2. These Terms may be terminated by giving an advance notice in writing to the other Party before two months. In such case, the parties must discharge their obligations under these Terms in full.
3. These Terms shall be governed by and construed in accordance with the law of the Republic of Lithuania.
4. Any disputes between the Parties shall be settled by mutual agreement. Any dispute, controversy or claim arising out of or relating to these Terms, its breach, termination or validity, shall be finally settled by arbitration in the Vilnius Court of Commercial Arbitration in accordance with its Rules. The number of arbitrators shall be three. The language of arbitration shall be English or Lithuanian.
5. The Buyer shall not be entitled to transfer the obligations or rights created hereunder to any third persons without a prior written consent of the Seller. The Seller may assign or transfer its rights (or any part hereof) or obligations (or any part hereof) under these Terms to any third persons without a prior consent of or notification to the Buyer. These Terms shall bind and inure to the benefit of the respective successors and assignees of the Parties.
6. These Terms, its schedules as well as all information, documents and correspondence in relation hereto shall be considered as confidential, and shall not be released to any third persons, except as required by the applicable law.
7. If any provision of these Terms conflicts with Lithuanian laws or otherwise becomes invalid, in whole or in part, the validity of the remaining provisions shall not be affected. In such a case, the Parties shall agree a provision in place of the invalid provision, which, as far as possible, has the same legal and economic effect as the invalid provision.
8. All documents or correspondence referred to in these Terms shall be in the English language or be accompanied by an English translation.
12. LIMITED LIABILITY
The buyer must agree that the system will reduce the risk theft, burglary or other dangers but does not provide guarantee against such events. “ELDES, UAB” will not assume any responsibility regarding personal or property, or revenue loss while using the system.
“ELDES, UAB” shall also assume no liability due to direct or indirect damage or loss, as well as unreceived income when using the system, including cases, when the damages arise
due to the above mentioned risks, when due to breakdown or malfunction the user is not informed in a timely manner about a risk which has arisen. In any case, the liability of “ELDES, UAB”, as much as it is allowed by the laws in force, shall not exceed the price of acquisition of the product.
CONSUMER PROTECTION LAWS FOR CONSUMERS WHO ARE COVERED BY CONSUMER PROTECTION LAWS OR REGULATIONS IN THEIR COUNTRY OF PURCHASE OR, IF DIFFERENT, THEIR COUNTRY OF RESIDENCE, THE BENEFITS CONFERRED BY THIS WARRANTY ARE IN ADDITION TO ALL RIGHTS AND REMEDIES CONVEYED BY SUCH CONSUMER PROTECTION LAWS AND REGULATIONS. This warranty grants upon you specific legal rights, and you may also have other rights that vary by country, state or province.

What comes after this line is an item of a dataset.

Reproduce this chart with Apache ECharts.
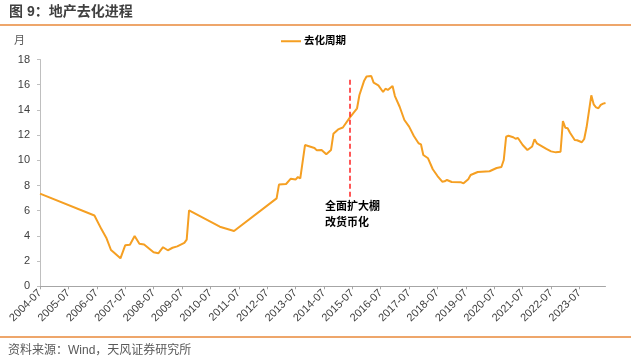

13. DISPOSAL AND RECYCLING INFORMATION
The WEEE (Waste Electrical and Electronic Equipment) symbol on this product (see left) means it must not be disposed of in household waste. To prevent possible harm to human health and/or the environment, you must dispose of this product in an approved and environmentally safe recycling facility. For further information contact your system supplier, or your local waste authority.